Your task is to reproduce, verbatim and without pictures, the lines from the opening of the listing through the line containing "105.7, 105.2, 104.8]".

···

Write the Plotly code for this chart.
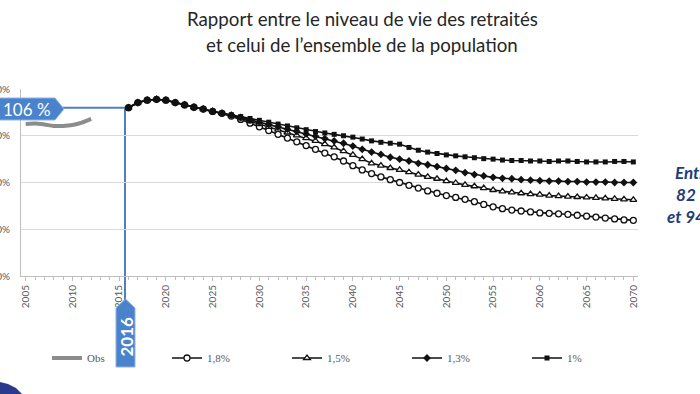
import plotly.graph_objects as go

# ---------------- data ----------------
obs_years = [2005, 2006, 2007, 2008, 2009, 2010, 2011, 2012]
obs_values = [102.5, 102.6, 102.4, 102.1, 102.1, 102.3, 102.8, 103.6]

proj_years = list(range(2016, 2071))

common_start = [106.0, 107.1, 107.6, 107.8, 107.6, 107.1, 106.6, 106.1, 105.7, 105.2, 104.8]

s18_tail = [104.2, 103.5, 102.7, 101.9, 101.1, 100.3, 99.5, 98.7, 97.9, 97.1,
            96.3, 95.5, 94.6, 93.6, 92.7, 91.9, 91.2, 90.6, 90.0, 89.4,
            88.8, 88.2, 87.7, 87.2, 86.8, 86.4, 85.9, 85.3, 84.8, 84.4,
            84.1, 83.9, 83.7, 83.5, 83.4, 83.3, 83.2, 83.0, 82.8, 82.6,
            82.4, 82.2, 82.0, 81.9]
s15_tail = [104.3, 103.7, 103.1, 102.5, 101.9, 101.3, 100.7, 100.1, 99.5, 98.9,
            98.2, 97.5, 96.7, 95.9, 95.0, 94.1, 93.6, 93.1, 92.7, 92.2,
            91.7, 91.2, 90.8, 90.3, 89.9, 89.5, 89.2, 88.8, 88.4, 88.1,
            87.9, 87.7, 87.5, 87.4, 87.2, 87.1, 87.0, 86.9, 86.8, 86.7,
            86.6, 86.5, 86.4, 86.3]
s13_tail = [104.4, 103.9, 103.4, 102.9, 102.4, 101.9, 101.4, 100.9, 100.4, 99.9,
            99.4, 98.9, 98.4, 97.8, 97.1, 96.5, 96.0, 95.4, 95.0, 94.6,
            94.1, 93.8, 93.4, 93.0, 92.6, 92.1, 91.7, 91.4, 91.1, 90.9,
            90.8, 90.6, 90.5, 90.4, 90.3, 90.3, 90.2, 90.2, 90.1, 90.1,
            90.1, 90.0, 90.0, 90.0]
s10_tail = [104.5, 104.1, 103.7, 103.3, 102.9, 102.5, 102.1, 101.7, 101.3, 100.9,
            100.6, 100.3, 100.0, 99.7, 99.3, 98.9, 98.6, 98.4, 98.2, 97.5,
            96.9, 96.5, 96.2, 95.9, 95.7, 95.5, 95.3, 95.1, 95.0, 94.8,
            94.7, 94.7, 94.6, 94.6, 94.5, 94.6, 94.6, 94.5, 94.4, 94.4,
            94.4, 94.5, 94.5, 94.4]

s18 = common_start + s18_tail
s15 = common_start + s15_tail
s13 = common_start + s13_tail
s10 = common_start + s10_tail

series_names = ["Obs", "1,8%", "1,5%", "1,3%", "1%"]
x_tick_years = list(range(2005, 2071, 5))
y_ticks = [70, 80, 90, 100, 110]
y_tick_labels = ["70%", "80%", "90%", "100%", "110%"]

highlight_value = 106

# ---------------- layout helpers ----------------
W, H = 700, 394
ML, MR, MT, MB = 21, 62, 89, 118
PW, PH = W - ML - MR, H - MT - MB


def P(x, y):
    """pixel -> paper coords"""
    return (x - ML) / PW, (H - MB - y) / PH


def path(points):
    s = ""
    for i, (x, y) in enumerate(points):
        px_, py_ = P(x, y)
        s += ("M" if i == 0 else "L") + f"{px_:.5f},{py_:.5f} "
    return s + "Z"


fig = go.Figure()

fig.add_trace(go.Scatter(x=obs_years, y=obs_values, name=series_names[0], mode="lines",
                         line=dict(color="#8c8c8c", width=4, shape="spline")))
fig.add_trace(go.Scatter(x=proj_years, y=s18, name=series_names[1], mode="lines+markers",
                         line=dict(color="#111111", width=1.6),
                         marker=dict(symbol="circle", size=6, color="white",
                                     line=dict(color="#111111", width=1.3))))
fig.add_trace(go.Scatter(x=proj_years, y=s15, name=series_names[2], mode="lines+markers",
                         line=dict(color="#111111", width=1.6),
                         marker=dict(symbol="triangle-up", size=6, color="white",
                                     line=dict(color="#111111", width=1.3))))
fig.add_trace(go.Scatter(x=proj_years, y=s13, name=series_names[3], mode="lines+markers",
                         line=dict(color="#111111", width=1.6),
                         marker=dict(symbol="diamond", size=6, color="#111111")))
fig.add_trace(go.Scatter(x=proj_years, y=s10, name=series_names[4], mode="lines+markers",
                         line=dict(color="#111111", width=1.6),
                         marker=dict(symbol="square", size=5, color="#111111")))

blue = "#4a82cc"
line_blue = "#4f7fbf"

shapes = []
shapes.append(dict(type="line", xref="paper", yref="y",
                   x0=P(62, 0)[0], x1=P(125, 0)[0], y0=highlight_value, y1=highlight_value,
                   line=dict(color=line_blue, width=2), layer="below"))
shapes.append(dict(type="line", xref="paper", yref="paper",
                   x0=P(125, 0)[0], x1=P(125, 0)[0], y0=P(0, 109)[1], y1=P(0, 305)[1],
                   line=dict(color=line_blue, width=2), layer="below"))
shapes.append(dict(type="path", xref="paper", yref="paper",
                   path=path([(-3, 98), (55, 98), (64, 109), (55, 120), (-3, 120)]),
                   fillcolor=blue, line=dict(color="#8db3e6", width=1), layer="above"))
shapes.append(dict(type="path", xref="paper", yref="paper",
                   path=path([(116, 308), (125.5, 299), (135, 308), (135, 367), (116, 367)]),
                   fillcolor=blue, line=dict(color="#8db3e6", width=1), layer="above"))
shapes.append(dict(type="path", xref="paper", yref="paper",
                   path=path([(0, 382), (8, 384), (16, 388), (22, 394), (0, 394)]),
                   fillcolor="#2c3a8c", line=dict(width=0), layer="above"))

annotations = [
    dict(text="Rapport entre le niveau de vie des retraités", xref="paper", yref="paper",
         x=P(362, 0)[0], y=P(0, 19)[1], showarrow=False, xanchor="center", yanchor="middle",
         font=dict(family="Lato", size=18.7, color="#262626")),
    dict(text="et celui de l’ensemble de la population", xref="paper", yref="paper",
         x=P(362, 0)[0], y=P(0, 45)[1], showarrow=False, xanchor="center", yanchor="middle",
         font=dict(family="Lato", size=18.7, color="#262626")),
    dict(text="106 %", xref="paper", yref="paper", x=P(27, 0)[0], y=P(0, 109)[1],
         showarrow=False, xanchor="center", yanchor="middle",
         font=dict(family="Lato", size=17, color="white")),
    dict(text="<b>2016</b>", xref="paper", yref="paper", x=P(125.5, 0)[0], y=P(0, 337)[1],
         showarrow=False, xanchor="center", yanchor="middle", textangle=-90,
         font=dict(family="Lato", size=17, color="white")),
    dict(text="<b><i>Entre<br>82 %<br>et 94 %</i></b>", xref="paper", yref="paper",
         x=P(694, 0)[0], y=P(0, 194)[1], showarrow=False, xanchor="center", yanchor="middle",
         align="center", font=dict(family="Lato", size=17, color="#1f3d7a")),
]

fig.update_layout(
    width=W, height=H,
    margin=dict(l=ML, r=MR, t=MT, b=MB, autoexpand=False),
    paper_bgcolor="white", plot_bgcolor="white",
    showlegend=True,
    legend=dict(orientation="h", xref="container", yref="container",
                x=47 / W, y=1 - 358 / H, xanchor="left", yanchor="middle",
                entrywidth=75, entrywidthmode="pixels", itemwidth=30,
                font=dict(family="Liberation Serif", size=11, color="#595959"),
                bgcolor="rgba(0,0,0,0)"),
    xaxis=dict(range=[2004.5, 2070.5], tickvals=x_tick_years, tickangle=-90,
               tickfont=dict(family="Lato", size=10, color="#595959"),
               showgrid=False, zeroline=False, showline=True, linecolor="#bfbfbf",
               ticks="outside", ticklen=4, tickcolor="#bfbfbf",
               minor=dict(dtick=1, ticks="outside", ticklen=3, tickcolor="#bfbfbf"),
               automargin=False),
    yaxis=dict(range=[70, 110], tickvals=y_ticks, ticktext=y_tick_labels,
               tickfont=dict(family="Lato", size=10, color="#595959"),
               showgrid=True, gridcolor="#d9d9d9", gridwidth=1, zeroline=False,
               showline=True, linecolor="#bfbfbf", ticks="", ticklabelstandoff=8,
               automargin=False),
    shapes=shapes,
    annotations=annotations,
)

fig.write_html("out.html", config={"displayModeBar": False},
               post_script="document.body.style.margin='0';")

···

* _REPLY_
Write the Plotly code for this chart.
import plotly.graph_objects as go

# ---------------- data ----------------
obs_years = [2005, 2006, 2007, 2008, 2009, 2010, 2011, 2012]
obs_values = [102.5, 102.6, 102.4, 102.1, 102.1, 102.3, 102.8, 103.6]

proj_years = list(range(2016, 2071))

common_start = [106.0, 107.1, 107.6, 107.8, 107.6, 107.1, 106.6, 106.1, 105.7, 105.2, 104.8]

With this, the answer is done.